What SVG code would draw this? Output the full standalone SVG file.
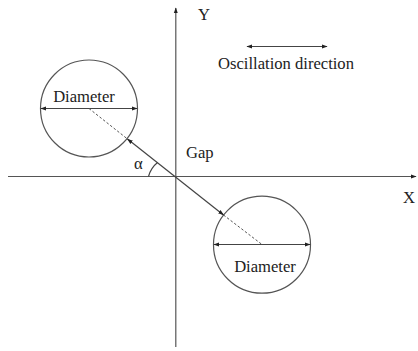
<svg xmlns="http://www.w3.org/2000/svg" width="418" height="351" viewBox="0 0 418 351">
<style>
.ln{stroke:#444;stroke-width:1.2;fill:none}
.ax{stroke:#555;stroke-width:1.2;fill:none}
.dash{stroke:#555;stroke-width:1;stroke-dasharray:2.5,2;fill:none}
.circ{stroke:#555;stroke-width:1.2;fill:none}
text{font-family:"Liberation Serif","Times New Roman",serif;fill:#222;font-size:16.6px}
</style>
<defs>
<marker id="ah" viewBox="0 0 10 10" refX="9" refY="5" markerWidth="6" markerHeight="6" orient="auto-start-reverse" markerUnits="userSpaceOnUse">
<path d="M0,1.5 L10,5 L0,8.5 z" fill="#222"/>
</marker>
</defs>
<g id="axes">
<line class="ax" x1="8" y1="176.5" x2="416" y2="176.5" marker-end="url(#ah)"/>
<line class="ax" x1="175.8" y1="347" x2="175.8" y2="8" marker-end="url(#ah)"/>
<text x="198" y="20">Y</text>
<text x="403" y="203">X</text>
</g>
<g id="circle-left">
<circle class="circ" cx="89" cy="108.5" r="48.5"/>
<text x="84" y="101.5" text-anchor="middle">Diameter</text>
</g>
<g id="circle-right">
<circle class="circ" cx="262" cy="244.7" r="48.5"/>
<text x="265" y="272" text-anchor="middle">Diameter</text>
</g>
<g id="oscillation">
<text x="286" y="68.5" text-anchor="middle">Oscillation direction</text>
</g>
<g id="labels">
<text x="186" y="158">Gap</text>
<text x="134" y="169">α</text>
</g>
<g id="connectors">
<line class="ln" x1="41" y1="108.5" x2="137" y2="108.5" marker-start="url(#ah)" marker-end="url(#ah)"/>
<line class="ln" x1="214" y1="244.5" x2="310" y2="244.5" marker-start="url(#ah)" marker-end="url(#ah)"/>
<line class="ln" x1="247" y1="46.5" x2="327" y2="46.5" marker-start="url(#ah)" marker-end="url(#ah)"/>
<line class="ln" x1="127.5" y1="139" x2="223.5" y2="215" marker-start="url(#ah)" marker-end="url(#ah)"/>
<line class="dash" x1="89" y1="108.5" x2="127.5" y2="139"/>
<line class="dash" x1="223.5" y1="215" x2="262" y2="244.5"/>
<path class="ln" d="M148.5,176.5 A27,27 0 0 1 157.5,162.5"/>
</g>
</svg>
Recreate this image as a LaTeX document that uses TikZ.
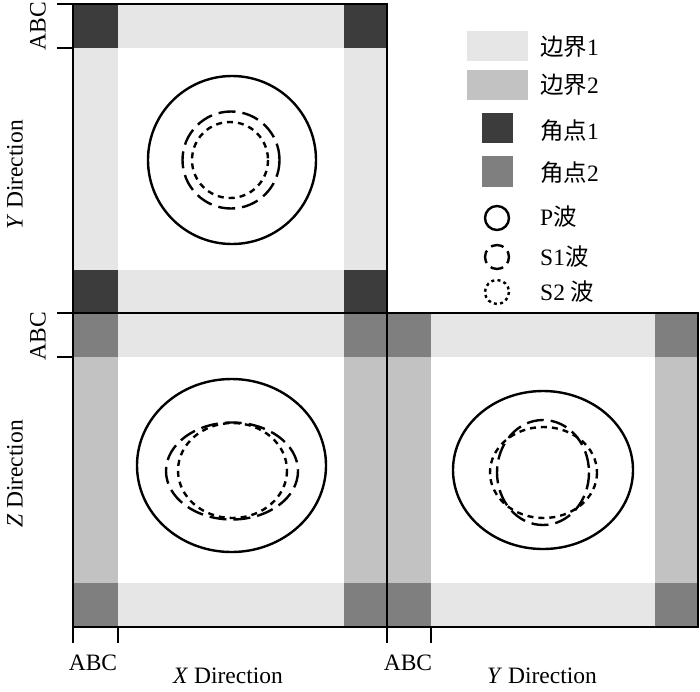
________
WORK TO BE COMPLETED →
Pictures are excluded; output everything else in the data verbatim.

SOLUTION →
What SVG code would draw this? Output the full standalone SVG file.
<svg xmlns="http://www.w3.org/2000/svg" width="418" height="351" viewBox="0 0 418 351">
<style>
.ln{stroke:#444;stroke-width:1.2;fill:none}
.ax{stroke:#555;stroke-width:1.2;fill:none}
.dash{stroke:#555;stroke-width:1;stroke-dasharray:2.5,2;fill:none}
.circ{stroke:#555;stroke-width:1.2;fill:none}
text{font-family:"Liberation Serif","Times New Roman",serif;fill:#222;font-size:16.6px}
</style>
<defs>
<marker id="ah" viewBox="0 0 10 10" refX="9" refY="5" markerWidth="6" markerHeight="6" orient="auto-start-reverse" markerUnits="userSpaceOnUse">
<path d="M0,1.5 L10,5 L0,8.5 z" fill="#222"/>
</marker>
</defs>
<g id="axes">
<line class="ax" x1="8" y1="176.5" x2="416" y2="176.5" marker-end="url(#ah)"/>
<line class="ax" x1="175.8" y1="347" x2="175.8" y2="8" marker-end="url(#ah)"/>
<text x="198" y="20">Y</text>
<text x="403" y="203">X</text>
</g>
<g id="circle-left">
<circle class="circ" cx="89" cy="108.5" r="48.5"/>
<text x="84" y="101.5" text-anchor="middle">Diameter</text>
</g>
<g id="circle-right">
<circle class="circ" cx="262" cy="244.7" r="48.5"/>
<text x="265" y="272" text-anchor="middle">Diameter</text>
</g>
<g id="oscillation">
<text x="286" y="68.5" text-anchor="middle">Oscillation direction</text>
</g>
<g id="labels">
<text x="186" y="158">Gap</text>
<text x="134" y="169">α</text>
</g>
<g id="connectors">
<line class="ln" x1="41" y1="108.5" x2="137" y2="108.5" marker-start="url(#ah)" marker-end="url(#ah)"/>
<line class="ln" x1="214" y1="244.5" x2="310" y2="244.5" marker-start="url(#ah)" marker-end="url(#ah)"/>
<line class="ln" x1="247" y1="46.5" x2="327" y2="46.5" marker-start="url(#ah)" marker-end="url(#ah)"/>
<line class="ln" x1="127.5" y1="139" x2="223.5" y2="215" marker-start="url(#ah)" marker-end="url(#ah)"/>
<line class="dash" x1="89" y1="108.5" x2="127.5" y2="139"/>
<line class="dash" x1="223.5" y1="215" x2="262" y2="244.5"/>
<path class="ln" d="M148.5,176.5 A27,27 0 0 1 157.5,162.5"/>
</g>
</svg>
Recreate this image as a LaTeX document that uses TikZ.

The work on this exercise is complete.